Copy each line that holds "this".

Begin The input

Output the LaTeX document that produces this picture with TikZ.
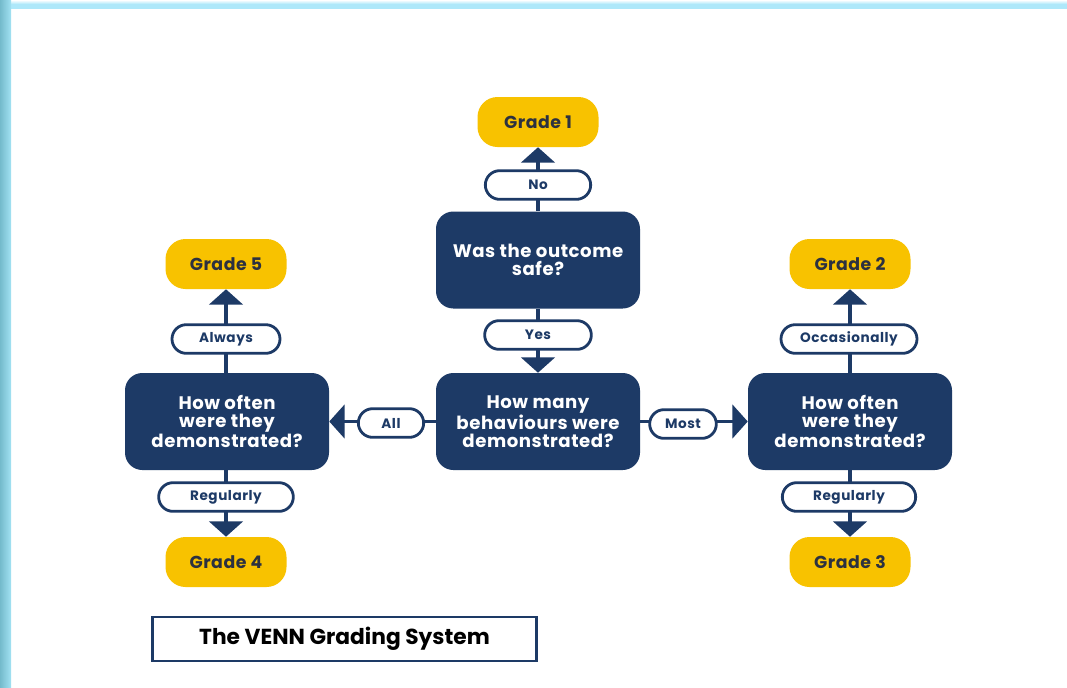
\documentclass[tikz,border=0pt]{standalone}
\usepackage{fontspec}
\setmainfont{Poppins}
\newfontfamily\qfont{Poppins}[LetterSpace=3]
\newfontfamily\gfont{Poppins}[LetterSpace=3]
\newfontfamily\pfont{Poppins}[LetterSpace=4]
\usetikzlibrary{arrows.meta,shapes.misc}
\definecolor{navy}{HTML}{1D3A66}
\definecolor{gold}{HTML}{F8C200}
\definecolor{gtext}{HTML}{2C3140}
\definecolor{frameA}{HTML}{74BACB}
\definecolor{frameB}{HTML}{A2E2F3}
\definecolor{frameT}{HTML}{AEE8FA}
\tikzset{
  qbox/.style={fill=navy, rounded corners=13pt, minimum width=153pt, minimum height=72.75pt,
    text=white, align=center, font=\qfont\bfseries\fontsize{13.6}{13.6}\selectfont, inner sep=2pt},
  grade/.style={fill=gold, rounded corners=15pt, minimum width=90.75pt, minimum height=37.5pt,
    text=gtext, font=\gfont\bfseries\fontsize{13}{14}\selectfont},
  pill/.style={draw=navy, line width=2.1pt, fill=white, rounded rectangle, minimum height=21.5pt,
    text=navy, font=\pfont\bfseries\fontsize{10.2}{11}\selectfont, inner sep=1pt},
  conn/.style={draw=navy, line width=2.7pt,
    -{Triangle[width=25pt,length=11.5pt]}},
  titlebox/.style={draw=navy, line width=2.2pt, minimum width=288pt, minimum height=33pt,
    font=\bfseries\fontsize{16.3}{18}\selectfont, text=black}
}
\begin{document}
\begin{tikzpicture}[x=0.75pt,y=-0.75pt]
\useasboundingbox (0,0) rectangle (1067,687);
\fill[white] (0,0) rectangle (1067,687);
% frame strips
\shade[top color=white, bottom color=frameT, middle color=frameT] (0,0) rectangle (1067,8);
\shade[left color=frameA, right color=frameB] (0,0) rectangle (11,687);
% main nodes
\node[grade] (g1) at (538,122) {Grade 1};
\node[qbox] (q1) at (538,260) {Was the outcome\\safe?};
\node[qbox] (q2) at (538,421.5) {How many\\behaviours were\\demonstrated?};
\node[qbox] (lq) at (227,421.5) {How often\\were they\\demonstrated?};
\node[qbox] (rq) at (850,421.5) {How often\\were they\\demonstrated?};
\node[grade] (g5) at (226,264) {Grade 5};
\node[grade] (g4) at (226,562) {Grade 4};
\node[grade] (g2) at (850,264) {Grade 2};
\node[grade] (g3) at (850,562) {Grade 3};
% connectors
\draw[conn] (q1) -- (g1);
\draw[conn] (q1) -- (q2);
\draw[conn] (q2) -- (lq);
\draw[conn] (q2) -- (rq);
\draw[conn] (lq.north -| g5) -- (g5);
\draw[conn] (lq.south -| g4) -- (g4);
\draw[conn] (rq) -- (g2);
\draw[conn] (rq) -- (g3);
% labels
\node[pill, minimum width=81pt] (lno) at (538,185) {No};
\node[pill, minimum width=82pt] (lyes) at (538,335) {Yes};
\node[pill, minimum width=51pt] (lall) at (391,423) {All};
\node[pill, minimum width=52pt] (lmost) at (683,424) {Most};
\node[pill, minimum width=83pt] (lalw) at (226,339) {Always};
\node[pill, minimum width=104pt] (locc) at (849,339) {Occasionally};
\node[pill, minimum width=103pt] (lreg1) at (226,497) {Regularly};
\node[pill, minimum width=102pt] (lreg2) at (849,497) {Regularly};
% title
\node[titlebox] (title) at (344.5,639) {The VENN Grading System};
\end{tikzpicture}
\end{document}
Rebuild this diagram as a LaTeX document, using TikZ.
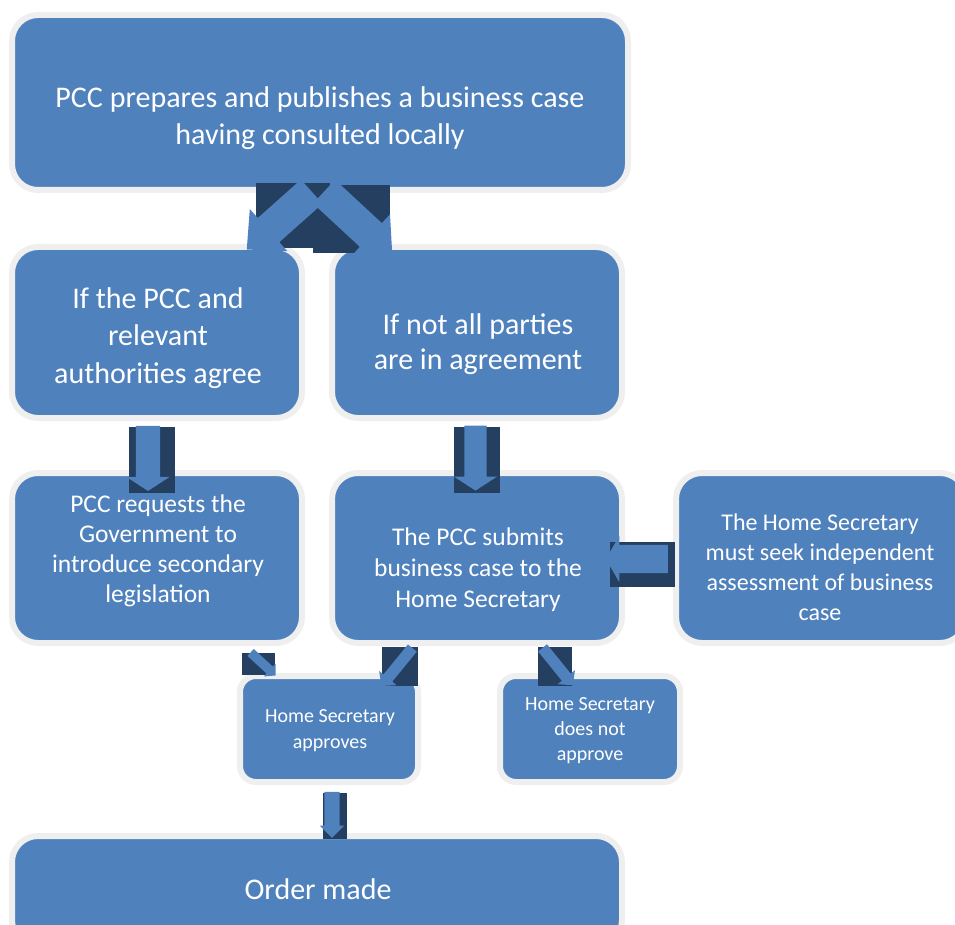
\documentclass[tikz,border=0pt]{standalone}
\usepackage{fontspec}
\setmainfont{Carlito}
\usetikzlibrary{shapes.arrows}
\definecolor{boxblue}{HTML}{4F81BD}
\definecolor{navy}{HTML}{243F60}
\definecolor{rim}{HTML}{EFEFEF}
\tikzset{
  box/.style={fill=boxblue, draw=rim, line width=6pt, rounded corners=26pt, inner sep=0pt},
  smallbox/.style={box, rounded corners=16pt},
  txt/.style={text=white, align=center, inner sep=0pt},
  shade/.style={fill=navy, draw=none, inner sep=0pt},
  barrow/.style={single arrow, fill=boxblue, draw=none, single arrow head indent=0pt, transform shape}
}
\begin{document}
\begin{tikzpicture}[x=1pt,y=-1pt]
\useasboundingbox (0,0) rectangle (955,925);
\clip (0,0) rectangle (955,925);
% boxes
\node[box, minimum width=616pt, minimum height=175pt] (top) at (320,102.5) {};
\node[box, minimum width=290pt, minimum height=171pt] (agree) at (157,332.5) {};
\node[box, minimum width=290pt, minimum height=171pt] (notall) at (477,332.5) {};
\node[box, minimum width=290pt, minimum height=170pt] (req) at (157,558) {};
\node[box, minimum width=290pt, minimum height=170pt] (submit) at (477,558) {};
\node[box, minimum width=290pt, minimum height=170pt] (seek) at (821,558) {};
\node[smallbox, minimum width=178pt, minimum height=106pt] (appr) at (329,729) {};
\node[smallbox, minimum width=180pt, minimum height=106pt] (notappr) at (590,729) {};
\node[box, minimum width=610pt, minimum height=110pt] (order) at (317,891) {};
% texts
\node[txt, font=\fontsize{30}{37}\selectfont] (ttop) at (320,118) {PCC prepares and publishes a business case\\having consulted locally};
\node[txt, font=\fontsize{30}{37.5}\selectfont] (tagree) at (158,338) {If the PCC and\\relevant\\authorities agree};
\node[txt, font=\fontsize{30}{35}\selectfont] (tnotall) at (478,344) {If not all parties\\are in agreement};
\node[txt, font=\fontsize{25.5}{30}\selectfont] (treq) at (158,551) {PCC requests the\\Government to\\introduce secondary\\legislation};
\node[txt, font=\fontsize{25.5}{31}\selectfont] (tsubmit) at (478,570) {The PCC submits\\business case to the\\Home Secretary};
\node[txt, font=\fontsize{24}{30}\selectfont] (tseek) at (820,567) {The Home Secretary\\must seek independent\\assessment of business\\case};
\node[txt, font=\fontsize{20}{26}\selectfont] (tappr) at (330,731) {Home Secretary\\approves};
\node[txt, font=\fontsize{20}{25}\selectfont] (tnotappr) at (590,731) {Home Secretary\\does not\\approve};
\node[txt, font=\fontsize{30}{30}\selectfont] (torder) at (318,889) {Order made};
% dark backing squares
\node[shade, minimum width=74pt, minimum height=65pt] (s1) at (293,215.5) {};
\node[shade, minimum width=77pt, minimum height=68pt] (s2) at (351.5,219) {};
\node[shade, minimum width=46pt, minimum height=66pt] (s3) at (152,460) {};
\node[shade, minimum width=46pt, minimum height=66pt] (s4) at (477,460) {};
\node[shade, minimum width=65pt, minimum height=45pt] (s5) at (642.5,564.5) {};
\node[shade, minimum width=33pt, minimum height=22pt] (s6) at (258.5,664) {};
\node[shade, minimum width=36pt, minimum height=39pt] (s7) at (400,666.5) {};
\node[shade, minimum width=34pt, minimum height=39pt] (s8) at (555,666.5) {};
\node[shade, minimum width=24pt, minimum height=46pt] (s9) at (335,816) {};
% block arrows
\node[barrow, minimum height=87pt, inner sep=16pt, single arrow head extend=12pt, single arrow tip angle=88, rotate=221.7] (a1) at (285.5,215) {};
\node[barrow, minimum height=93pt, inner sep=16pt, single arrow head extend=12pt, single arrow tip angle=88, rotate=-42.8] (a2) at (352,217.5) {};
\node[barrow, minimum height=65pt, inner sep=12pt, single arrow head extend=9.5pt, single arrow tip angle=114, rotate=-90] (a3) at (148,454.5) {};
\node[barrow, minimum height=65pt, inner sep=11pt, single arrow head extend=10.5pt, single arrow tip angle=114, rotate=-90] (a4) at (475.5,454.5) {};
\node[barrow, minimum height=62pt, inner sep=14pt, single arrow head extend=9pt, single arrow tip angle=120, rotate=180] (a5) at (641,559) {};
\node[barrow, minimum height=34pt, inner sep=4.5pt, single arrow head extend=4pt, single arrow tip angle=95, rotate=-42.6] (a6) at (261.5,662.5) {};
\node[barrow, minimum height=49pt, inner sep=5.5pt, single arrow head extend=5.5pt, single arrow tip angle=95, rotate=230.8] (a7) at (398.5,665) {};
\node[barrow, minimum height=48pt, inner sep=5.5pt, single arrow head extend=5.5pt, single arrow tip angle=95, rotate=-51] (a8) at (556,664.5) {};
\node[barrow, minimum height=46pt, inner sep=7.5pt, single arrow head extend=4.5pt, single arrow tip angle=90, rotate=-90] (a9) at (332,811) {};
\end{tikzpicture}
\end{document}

End The input

## Full output
Output the LaTeX document that produces this picture with TikZ.
Rebuild this diagram as a LaTeX document, using TikZ.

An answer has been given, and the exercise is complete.